When to Consider Steroids
Whether or not antibiotics are employed, this is the point where the physician may consider topical corticosteroid therapy. Stilianos Kountakis, MD, Professor of Otolaryngology at the Medical College of Georgia, believes they are a good shotgun treatment, because of their safety. The medications are not absorbed in significant amounts, and there is no problem of immunosuppression, said Dr. Kountakis. He would not, however, prescribe oral corticosteroids for acute bacterial rhinosinusitis unless the patient is a few days into an effective antibiotic regimen to avoid immunosuppression.
Dr. Citardi pointed out that the sprays are beneficial on several levels. First, of course, they are anti-inflammatory, reducing the edema that causes the discomfort of rhinosinusitis. These complex drugs also may affect ciliary function. Even the preservatives in most steroidal nasal sprays may be useful as antibacterial agents.
If topical corticosteroids are to be prescribed, the clinician may wonder: which one? In the reviewed studies and in interviews with experts, there was no preference shown. Although the drugs differ from each other pharmacologically, their benefits are almost identical. Even though some insurers may insist that generic fluticasone propionate be prescribed, there is no real therapeutic-or economic-difference between it and the proprietary drugs.
In the rare cases in which morbidity progresses to the chronic stage, or if nasal polyps develop, topical corticosteroids should be tried, but this is not an FDA-approved treatment for these conditions. Fungal complication is another area beyond the scope of the studies. Dr. Marple said that these conditions may differ fundamentally from acute rhinosinusitis.

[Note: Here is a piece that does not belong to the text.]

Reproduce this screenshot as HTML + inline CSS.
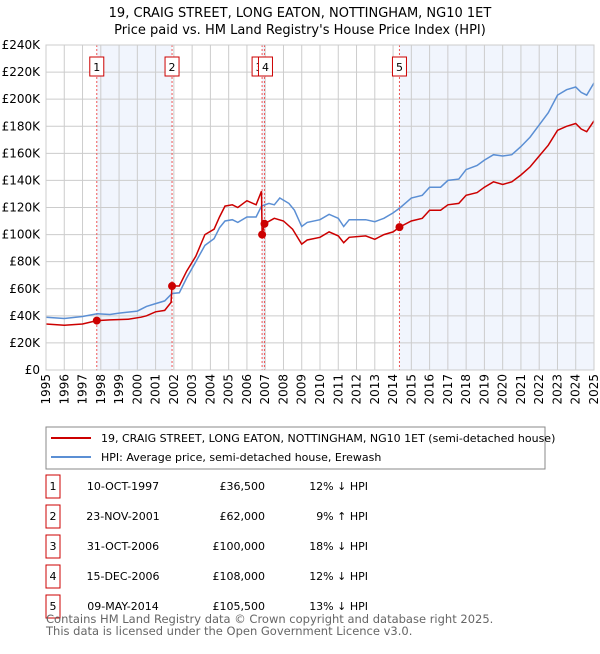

Although corticosteroid sprays are undoubtedly helpful in the treatment of many cases of acute rhinosinusitis, one should not prescribe these drugs cavalierly. Although absorption is minuscule, and they are generally very well tolerated, there is the cost issue. And there is always the possibility of unexpected consequences with large-scale use, said Dr. Citardi.
Experts Assess the Review
So how do the experts assess the review? Dr. Citardi found its conclusions intriguing, and said that they confirm his anecdotal experience, in which patients reported that the topical nasal steroid sprays have seemed to reduce symptoms of the common cold. But, in the end, the reported advantage remains relatively small.
Dr. Ferguson also found that the study validated her experience, but she looks forward to reviews that will include newer and better studies being conducted now. She also pointed out a fundamental problem in assessment: The studies in the review defined acute as a condition lasting under 8 weeks, whereas the standard definition for American otolaryngologists is under 4 weeks.
Dr. Kountakis also pointed to newer studies in the field, and said that he finds the topical corticosteroids useful in practice, but the literature can’t make a compelling argument that [the sprays] are greatly beneficial in acute rhinosinusitis. As such, the review is not a tremendous breakthrough.
Dr. Marple found that the review confirmed his own observations. He likes the efficacy of the steroid sprays and their applicability in a wide range of cases. And the review underscored the treatment’s safety, which, he said, is their strong suit. As for the cost issue, they’re expensive-but so are antibiotics, which appear less likely to offer the patient relief.